Le bandit est l’ennemi affiché, alors que certains l’appréciaient en ville, tandis que le shérif a le soutien et l’empathie du spectateur pour lui, mais il doit faire face à la défiance d’une population qui, face à une autorité qu’on aurait pu qualifier de « saine » dans sa capacité à faire vivre la ville en paix, réagit par la méfiance et la rébellion. C’est ainsi que le parcours du shérif se retrouve empreint d’une forme de mélancolie, voire de tristesse, face à ce délaissement unanime, qui fait grandir la peur du shérif, et celle du spectateur avec. Comment cela va-t-il bien se terminer ? Et le cinéaste aime jouer avec cette tension grandissante, en l’alimentant en permanence. Il le fait notamment en racontant son histoire quasiment en temps réel, montrant souvent l’heure à la caméra pour bien prouver que le temps écoulé dans notre réalité est le même que celui écoulé dans le film. Tout, alors, devient prétexte à faire craindre l’approche de l’heure fatidique, au même rythme que les soutiens du shérif s’égrènent.
Le Train sifflera trois fois brille par sa capacité à raconter et à illustrer la solitude, parvenant à générer de la mélancolie dans un cadre écrasé par la tension et le suspense. Gary Cooper endosse à merveille ce rôle d’homme faisant preuve d’autorité mais qui est surtout ici montré comme fragile et désemparé. Il donne la réplique à Grace Kelly dans l’un de ses premiers rôles, et le spectateur sera aussi amusé de voir Lee Van Cleef dans son tout premier rôle, des années avant sa consécration devant la caméra de Sergio Leone.
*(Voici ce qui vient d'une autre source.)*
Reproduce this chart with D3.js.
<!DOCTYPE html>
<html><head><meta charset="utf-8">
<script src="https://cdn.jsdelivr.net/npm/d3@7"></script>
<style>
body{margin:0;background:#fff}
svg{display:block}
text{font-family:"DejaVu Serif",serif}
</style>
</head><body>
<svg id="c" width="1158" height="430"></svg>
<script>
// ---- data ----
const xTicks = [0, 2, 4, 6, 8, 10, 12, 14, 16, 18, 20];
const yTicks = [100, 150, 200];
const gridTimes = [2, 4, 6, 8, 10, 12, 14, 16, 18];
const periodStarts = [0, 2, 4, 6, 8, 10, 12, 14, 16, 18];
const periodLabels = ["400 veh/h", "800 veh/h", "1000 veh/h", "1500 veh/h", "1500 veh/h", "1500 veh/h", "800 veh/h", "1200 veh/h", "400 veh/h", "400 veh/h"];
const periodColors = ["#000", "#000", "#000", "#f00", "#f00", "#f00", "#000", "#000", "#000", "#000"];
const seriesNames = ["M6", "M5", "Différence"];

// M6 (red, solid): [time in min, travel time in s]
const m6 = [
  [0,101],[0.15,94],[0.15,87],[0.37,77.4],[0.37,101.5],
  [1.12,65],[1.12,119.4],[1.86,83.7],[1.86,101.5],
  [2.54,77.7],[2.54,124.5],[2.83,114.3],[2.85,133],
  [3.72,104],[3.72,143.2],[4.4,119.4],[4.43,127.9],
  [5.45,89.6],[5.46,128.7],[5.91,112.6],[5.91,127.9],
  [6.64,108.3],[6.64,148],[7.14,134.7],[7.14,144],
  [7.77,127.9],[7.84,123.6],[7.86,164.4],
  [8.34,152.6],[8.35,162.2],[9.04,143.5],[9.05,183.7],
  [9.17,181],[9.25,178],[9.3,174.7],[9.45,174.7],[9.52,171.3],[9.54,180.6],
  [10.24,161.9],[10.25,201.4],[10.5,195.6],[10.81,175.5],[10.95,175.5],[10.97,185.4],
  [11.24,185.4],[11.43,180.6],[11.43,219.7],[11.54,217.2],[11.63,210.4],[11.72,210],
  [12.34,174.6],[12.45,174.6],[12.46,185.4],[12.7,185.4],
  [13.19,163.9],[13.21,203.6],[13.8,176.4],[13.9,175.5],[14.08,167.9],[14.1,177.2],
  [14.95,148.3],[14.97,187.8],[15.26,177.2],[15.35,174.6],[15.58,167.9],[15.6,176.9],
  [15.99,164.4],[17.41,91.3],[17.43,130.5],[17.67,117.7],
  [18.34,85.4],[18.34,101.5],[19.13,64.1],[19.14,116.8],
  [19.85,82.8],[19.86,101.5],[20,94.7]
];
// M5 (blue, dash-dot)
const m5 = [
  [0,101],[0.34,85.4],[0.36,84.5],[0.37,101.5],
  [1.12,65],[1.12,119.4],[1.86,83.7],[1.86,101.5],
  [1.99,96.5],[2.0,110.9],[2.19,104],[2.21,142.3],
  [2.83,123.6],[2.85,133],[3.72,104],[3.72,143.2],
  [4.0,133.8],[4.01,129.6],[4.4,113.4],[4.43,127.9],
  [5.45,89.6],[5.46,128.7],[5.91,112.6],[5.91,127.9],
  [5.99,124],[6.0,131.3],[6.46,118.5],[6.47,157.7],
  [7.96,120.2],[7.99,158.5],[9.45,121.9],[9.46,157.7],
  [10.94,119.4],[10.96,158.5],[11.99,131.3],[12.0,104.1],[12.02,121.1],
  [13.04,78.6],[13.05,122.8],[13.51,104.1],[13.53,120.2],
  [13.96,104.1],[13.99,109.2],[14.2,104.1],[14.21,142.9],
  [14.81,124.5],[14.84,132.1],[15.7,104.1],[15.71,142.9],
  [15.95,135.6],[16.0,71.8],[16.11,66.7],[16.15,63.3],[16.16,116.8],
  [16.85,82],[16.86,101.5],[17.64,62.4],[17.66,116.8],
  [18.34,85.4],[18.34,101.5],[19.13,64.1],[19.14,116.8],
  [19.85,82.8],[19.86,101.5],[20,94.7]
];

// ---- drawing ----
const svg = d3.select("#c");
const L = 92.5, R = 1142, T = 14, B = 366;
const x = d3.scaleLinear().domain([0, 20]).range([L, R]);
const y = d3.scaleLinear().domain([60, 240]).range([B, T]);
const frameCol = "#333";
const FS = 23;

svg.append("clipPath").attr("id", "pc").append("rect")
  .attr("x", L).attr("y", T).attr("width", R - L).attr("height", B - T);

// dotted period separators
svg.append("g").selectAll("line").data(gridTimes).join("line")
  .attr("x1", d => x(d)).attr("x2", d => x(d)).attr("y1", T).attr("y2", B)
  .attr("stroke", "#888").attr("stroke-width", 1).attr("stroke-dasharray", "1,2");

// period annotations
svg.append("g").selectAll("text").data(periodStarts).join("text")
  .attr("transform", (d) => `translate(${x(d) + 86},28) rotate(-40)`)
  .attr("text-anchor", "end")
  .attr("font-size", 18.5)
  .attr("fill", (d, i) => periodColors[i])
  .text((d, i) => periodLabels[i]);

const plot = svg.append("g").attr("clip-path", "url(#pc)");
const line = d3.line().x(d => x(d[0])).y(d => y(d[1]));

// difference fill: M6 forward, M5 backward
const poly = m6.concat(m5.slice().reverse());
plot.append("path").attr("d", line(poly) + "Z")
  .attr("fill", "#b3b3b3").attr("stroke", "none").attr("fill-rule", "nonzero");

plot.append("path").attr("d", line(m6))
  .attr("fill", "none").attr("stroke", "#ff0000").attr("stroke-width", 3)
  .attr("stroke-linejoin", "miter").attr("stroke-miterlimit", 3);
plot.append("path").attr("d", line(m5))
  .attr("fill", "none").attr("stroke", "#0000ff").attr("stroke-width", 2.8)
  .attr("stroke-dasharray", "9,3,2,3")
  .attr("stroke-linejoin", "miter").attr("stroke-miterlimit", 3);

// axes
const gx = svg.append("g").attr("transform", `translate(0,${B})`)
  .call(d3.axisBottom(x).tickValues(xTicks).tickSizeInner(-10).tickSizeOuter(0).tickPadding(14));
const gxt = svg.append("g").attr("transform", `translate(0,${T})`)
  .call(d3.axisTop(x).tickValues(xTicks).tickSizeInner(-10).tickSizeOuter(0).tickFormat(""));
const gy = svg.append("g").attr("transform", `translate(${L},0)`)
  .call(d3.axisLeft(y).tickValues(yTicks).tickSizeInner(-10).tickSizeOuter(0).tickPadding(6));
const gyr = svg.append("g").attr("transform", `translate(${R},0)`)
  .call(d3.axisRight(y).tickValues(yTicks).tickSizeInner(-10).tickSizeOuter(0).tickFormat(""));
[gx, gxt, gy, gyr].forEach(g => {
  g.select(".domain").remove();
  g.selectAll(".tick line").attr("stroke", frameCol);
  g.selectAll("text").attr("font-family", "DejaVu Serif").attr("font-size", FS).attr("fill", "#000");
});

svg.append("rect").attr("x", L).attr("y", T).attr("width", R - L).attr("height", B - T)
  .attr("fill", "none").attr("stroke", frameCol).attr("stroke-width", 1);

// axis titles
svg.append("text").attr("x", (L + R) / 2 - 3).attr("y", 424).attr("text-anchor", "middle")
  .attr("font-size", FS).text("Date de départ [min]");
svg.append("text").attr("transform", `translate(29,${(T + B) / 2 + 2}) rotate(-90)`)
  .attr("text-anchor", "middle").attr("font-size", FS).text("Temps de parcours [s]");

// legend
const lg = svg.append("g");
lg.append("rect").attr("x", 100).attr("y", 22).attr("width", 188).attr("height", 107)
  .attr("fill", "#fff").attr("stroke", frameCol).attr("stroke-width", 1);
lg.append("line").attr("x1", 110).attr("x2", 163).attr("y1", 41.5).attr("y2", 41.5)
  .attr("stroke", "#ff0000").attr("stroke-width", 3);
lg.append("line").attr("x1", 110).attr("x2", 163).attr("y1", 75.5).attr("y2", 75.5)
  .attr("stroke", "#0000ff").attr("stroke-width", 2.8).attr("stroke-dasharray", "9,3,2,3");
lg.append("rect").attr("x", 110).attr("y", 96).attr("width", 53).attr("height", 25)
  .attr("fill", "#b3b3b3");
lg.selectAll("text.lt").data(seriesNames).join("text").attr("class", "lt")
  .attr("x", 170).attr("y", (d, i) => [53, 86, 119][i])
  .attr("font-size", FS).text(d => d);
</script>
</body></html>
Sergio Leone, dont on percevrait presque, en avance, les prémisses de son cinéma, notamment lors d’un passage où se succèdent divers gros plans venant accroître la tension liée à une situation, mais aussi dans l’ambiance générale du film, très aride, ainsi que dans sa construction, où tout est fait pour mener à un instant où tout éclatera soudainement.